We go across to the roundabout and stick closely to the roundabout all the way around. We count the exits and half way past exit number four, we check the centre and left mirror and signal left.

This lets everyone know that we are coming off at the next exit, then we drift across towards the left kerb. This way we show where we are heading and it stops vehicles thinking we are carrying on around and then trying to under take us.

Dealing With A Double Roundabout

The key to dealing with any double roundabout is to deal with both roundabouts separately.

We’re going to be following the red car which is following the correct driving test procedure for turning right at the double roundabout. As with normal roundabouts, the MSPSL (Mirror, Signal, Position, Speed and Look routine must be applied.

Turning right at a large double roundabout.

  • A. Whilst approaching the double roundabout, look into the interior mirror followed by the right  mirror, then indicate to the right. Make your way into the right hand lane. If you were previously in the left lane, ensure you check the right blind spot before indicating and before changing lanes.
  • B. Give way to the right and when all clear, proceed into the inside right hand lane on the roundabout.
  • C. Just after the 2nd exit, look into the interior mirror, followed by the left mirror. You will be changing lanes, now indicate to the left.
  • D. As you take the 3rd exit, keep in the right hand lane as you will be turning right at the next roundabout.
  • E. Look again into the interior and right mirror and indicate to the right.
  • F. Give way to the right.
  • G. When clear, enter the roundabout using the right inside lane.
  • H. Just after the 2nd exit, look into the interior mirror, followed by the left mirror and the left blind spot and indicate to the left.
  • I. When you have taken the 3rd exit, ensure you cancel the indicator.

Mini Roundabouts

Mini-roundabouts. Approach these in the same way as normal roundabouts. All vehicles MUST pass round the central markings except large vehicles which are physically incapable of doing so.

Remember, there is less space to manoeuvre and less time to signal.

Avoid making U-turns at mini-roundabouts. Beware of others doing this.

Mini Roundabouts - Open or Closed View?

Open And Closed Mini Roundabouts!

Due to the locations of mini-roundabouts, they have a greater chance of being located at closed junctions.

A closed or blind junction is where very little can be seen of approaching traffic.

Mini roundabouts are used frequently during a driving test for your ability to correctly establish is a junction (or roundabout) is open or closed and to act accordingly. A closed roundabout must be approached very slowly and if in doubt, stop before proceeding. Edge forward using clutch control slowly, constantly checking all exits and entrances.

Right Of Way At A Mini Roundabout!

As with all roundabouts in the UK, drivers approaching a mini roundabout must give way to traffic approaching from the right.

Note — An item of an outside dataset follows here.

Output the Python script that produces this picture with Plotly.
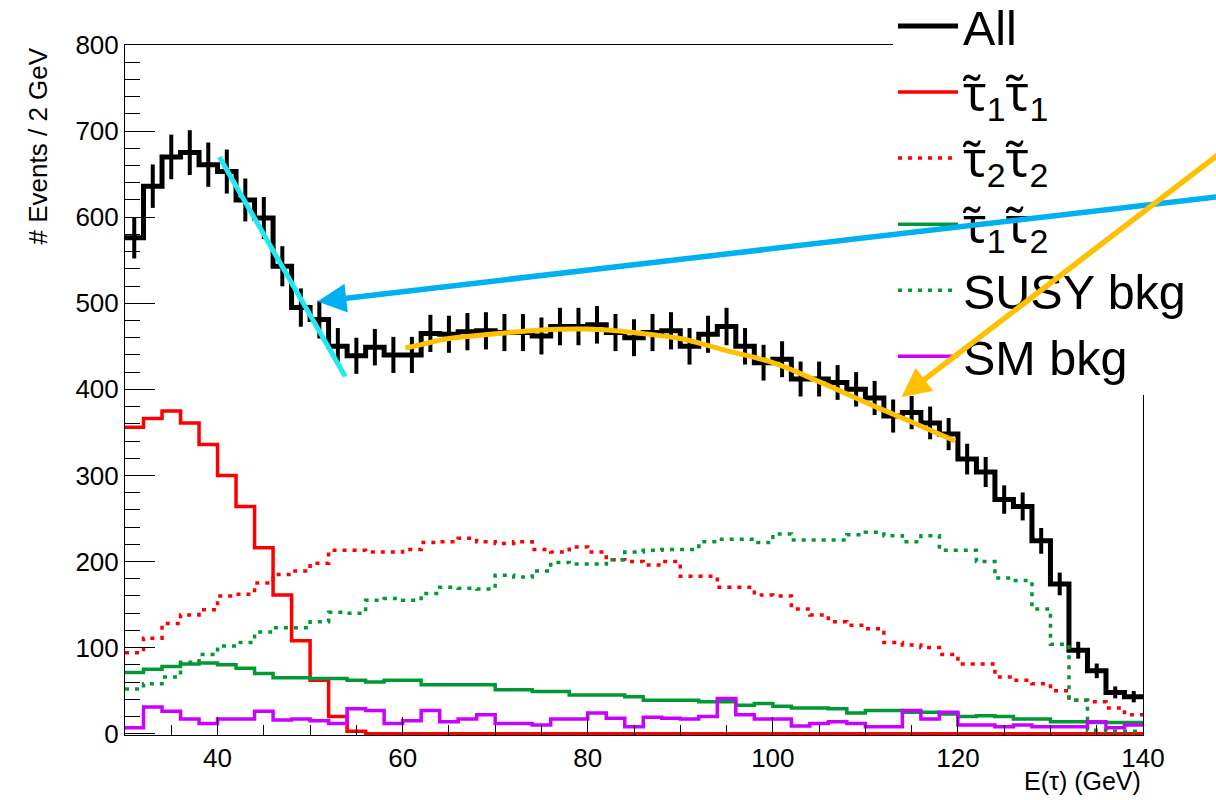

Mini Roundabout And Indicating!

As with normal roundabouts, if turning left or right at a mini-roundabout, an indication must be applied. As mini-roundabouts are small, however, a secondary exit signal does not have to be implemented. On normal roundabouts, vehicles frequently do not indicate, on mini-roundabouts, however, vehicles usually indicate, especially if they intend on turning right. If a vehicle is turning right at a mini-roundabout, due to its small size, it is far too dangerous not to indicate.

Identifying A Mini Roundabout

Mini Roundabout Road Markings!

The white centre circle of a mini-roundabout can be either simply painted onto the road or it may actually be a circular hump in the road. Whilst navigating a mini-roundabout during a driving test, try to avoid driving on the centre circle.

Although clipping the circle slightly with the wheels is unlikely to fail a test, blatantly driving over the circle is likely to result in a failure.

Try also to avoid driving over any hatch marking lines on or close to the roundabout. These markings are put in place as a safety feature to separate vehicles. Hatchings surrounded by a solid white line must not be crossed, hatchings surrounded by a broken line can be crossed but it is advised not to.

Mini Roundabout U-Turn!

Avoid if at all possible to make U-turns on mini-roundabouts. As they are so small, this manoeuvre is highly dangerous. Locate a safe and quiet road to make a turn in the road or reverse round a corner. Be cautious, especially as an inexperienced driver, that other vehicles may make U-turns at mini-roundabouts.

Mini Roundabout Accidents

Mini Roundabout Accidents!

As mini-roundabouts are so small, it is essential that if you intend on turning right, as you approach a mini roundabout you must indicate to the right. Failure to do so is likely to result in an accident with a vehicle approaching from the opposite direction. Lack of indicating and unnecessarily stopping at a mini-roundabout when vehicles behind you aren’t expecting you to stop are the most frequent cause of mini-roundabout accidents

Stopping At Mini Roundabouts

Stopping at Mini Roundabouts!

Unnecessarily stopping at mini-roundabouts is an easy way to fail a driving test. The reason, a vehicle behind you will not be expecting you to stop and so could result in a rear collision accident. If the roundabout is closed or you need to give way to a vehicle or cyclist from the right, this is usually the only reason you should need to stop.

Obviously, mini-roundabouts are small and for a learner driver to see a car approaching the roundabout from the left, can be tempting to stop, especially if the vehicle appears to be traveling at speed. Unless the vehicle is relatively close to the roundabout, is traveling at excessive speed and you feel that they will not be able to stop, don’t be tempted to stop and give way to them. Remember, this is dangerous for vehicles behind and will fail the driving test.

Double Mini Roundabout

Double mini roundabout

Double mini roundabouts can often be found on smaller residential busy roads. A great deal of caution should be applied when approaching to assess what the other traffic is doing. Although double or multiple mini roundabouts may appear confusing, treat each of the roundabouts as individuals.